まず付け合わせの菓子と未体験な濃さの飲み物が来る。うんストロング、これはこれでいける。そしてうやうやしげに運ばれて来た「あつげしょう(中)」。ざわ…、ざわ…。周りの視線が集まるのも無理はない。刃渡り30cmはあるフランスパン丸々一本の上にだっぷりどっぷりと生クリーム。両脇には甘いチェリーがあしらわれ、山に例えるなら何だろう。もはや日本のものではない。
予想以上のテーブルマウンテンに身震いするが、急いで登れば何とかなると思った。いざピッケル、もといナイフとフォークを手に取り、登攀開始。!?…岩が固くてナイフの歯が立たない。恐るべしフレンチマウンテン。これは長期戦の構えだ。しかし長引けば長引く程に戦況は不利になる。おまけにクリームとパンの間にはおはぎ十個分はありそうな大量の甘いつぶあんが化粧の層をなす。嫌な汗が出る。すみません山を甘くみておりました。走り疲れている時って食が細くなるもんだし風邪気味であることも災いした。三合目でもう酸欠症状を起こし始めたのである。
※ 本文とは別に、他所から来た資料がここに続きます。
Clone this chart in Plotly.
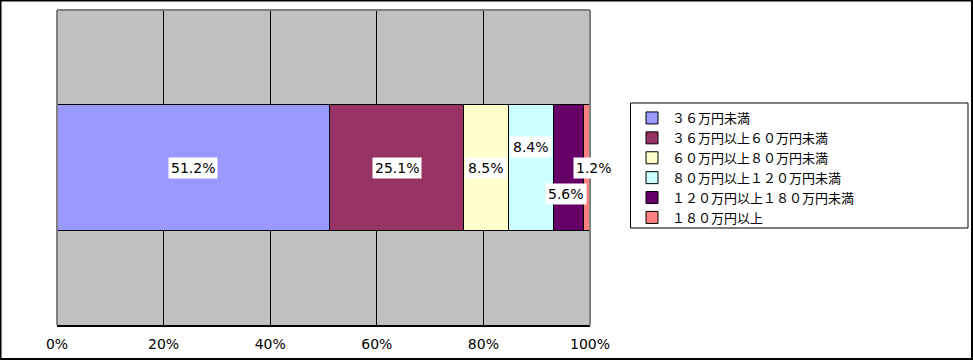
import plotly.graph_objects as go

categories = ["全体"]
series_names = ["３６万円未満", "３６万円以上６０万円未満", "６０万円以上８０万円未満",
                "８０万円以上１２０万円未満", "１２０万円以上１８０万円未満", "１８０万円以上"]
values = [51.2, 25.1, 8.5, 8.4, 5.6, 1.2]
colors = ["#9999FF", "#993366", "#FFFFCC", "#CCFFFF", "#660066", "#FF8080"]
label_yshift = [0, 0, 0, 21, -26, 0]
label_xshift = [0, 0, 0, 0, -3, 7]
tick_vals = [0, 20, 40, 60, 80, 100]
tick_text = ["0%", "20%", "40%", "60%", "80%", "100%"]

W, H = 973, 360
L, R, T, B = 57, 383, 10, 35
PW, PH = W - L - R, H - T - B


def px(x):
    return (x - L) / PW


def py(y):
    return (H - B - y) / PH


fig = go.Figure()
for name, v, c in zip(series_names, values, colors):
    fig.add_trace(go.Bar(
        y=categories, x=[v], name=name, orientation="h",
        marker=dict(color=c, line=dict(color="black", width=1)),
        width=0.4, hoverinfo="skip",
    ))

annotations = []
cum = 0
for v, ys, xs in zip(values, label_yshift, label_xshift):
    center = cum + v / 2
    cum += v
    annotations.append(dict(
        x=center, y=categories[0], xref="x", yref="y",
        text=f"{v:.1f}%", showarrow=False, yshift=ys, xshift=xs,
        bgcolor="white", borderpad=2,
        font=dict(family="DejaVu Sans", size=14, color="black"),
    ))

shapes = [
    dict(type="line", xref="paper", yref="paper", x0=0, x1=0, y0=0, y1=1,
         line=dict(color="#808080", width=2)),
    dict(type="line", xref="paper", yref="paper", x0=0, x1=1, y0=1, y1=1,
         line=dict(color="#808080", width=2)),
    dict(type="line", xref="paper", yref="paper", x0=1, x1=1, y0=0, y1=1,
         line=dict(color="#808080", width=2)),
    # legend frame
    dict(type="rect", xref="paper", yref="paper",
         x0=px(630.5), x1=px(968), y0=py(228), y1=py(103),
         line=dict(color="black", width=1), fillcolor="white", layer="below"),
    # outer figure border
    dict(type="rect", xref="paper", yref="paper",
         x0=px(0.5), x1=px(972), y0=py(359), y1=py(0.5),
         line=dict(color="black", width=2), fillcolor="rgba(0,0,0,0)", layer="above"),
]

fig.update_layout(
    barmode="stack",
    width=W, height=H,
    margin=dict(l=L, r=R, t=T, b=B, autoexpand=False),
    paper_bgcolor="white",
    plot_bgcolor="#C0C0C0",
    showlegend=True,
    legend=dict(
        x=px(632), y=py(103), xanchor="left", yanchor="top",
        borderwidth=0, bgcolor="rgba(0,0,0,0)",
        font=dict(family="Noto Sans CJK JP", size=13, color="black"),
        traceorder="normal",
        itemclick=False, itemdoubleclick=False,
    ),
    xaxis=dict(
        range=[0, 100], tickvals=tick_vals, ticktext=tick_text,
        showgrid=True, gridcolor="black", gridwidth=1,
        showline=True, linecolor="black", linewidth=2,
        ticks="outside", ticklen=5, tickcolor="rgba(0,0,0,0)",
        tickfont=dict(family="DejaVu Sans", size=14, color="black"),
        zeroline=False, fixedrange=True, automargin=False,
    ),
    yaxis=dict(
        range=[-0.5, 0.5], showticklabels=False, showgrid=False,
        zeroline=False, fixedrange=True, automargin=False,
    ),
    annotations=annotations,
    shapes=shapes,
)

fig.write_html("out.html", config={"displayModeBar": False},
               post_script="document.body.style.margin='0';document.body.style.overflow='hidden';")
いやいやいや、出された食事を残すなんて倫理的にあってよいものか。世界中には、と言うより自分自身が今の調子じゃ来年には飢餓に苦しむだろう。甘い物が恋しくておはじきを口にする話とかなかったか?
一歩一歩、時にひと啜りの特濃コーヒーで休憩しながらフォークを手繰り寄せていく。「諦めたら楽になるぞ〜」という悪魔の甘い囁きが脳を溶かし始める。幻聴だっ。たまらずズボンを緩めてみても効果はない。そういう問題じゃなくて、これはもう砂糖の暴力だ。あつげしょうというネーミングからも悪意しか感じない。充分な下調べをせず自らの体調も省みなかった己が全て悪いのは分かっているのに。既に仲間のレスキューに失敗している隣りの山は、ヒソヒソとこちらを遠望している。付け合わせの菓子ならサクサク食えるのに、クリームでホワイトアウト、あんこでブラックアウトを繰り返し、パンの甘みさえ苦痛に感じられれば崖っぷち、もう全く唾液が出ない。これ以上は土石流災害が発生してしまう…。パンパカパーン!私はついに悪魔に魂を売ったのだ。残り二合が甘りに絶壁だった。山を甘く見ていた。失意の遭難者は申し訳ない気持ち一杯で過去の精算を済ませ、とぼとぼと下山するのだった。もう二度と、ここでの単独登山は行わないだろう。
まだ地盤が緩んでいるので、地震は危険だ。地下鉄には乗れず、鶴舞駅まで歩く。うぷ。あとは18きっぷで帰松。今の私は何をやってもダメだなぁ。一体何しに出掛けてたんだ。ひいぃっ、火で炙るとドロドロに融ける白い粉! 暫くは砂糖恐怖症になること請け合いだ。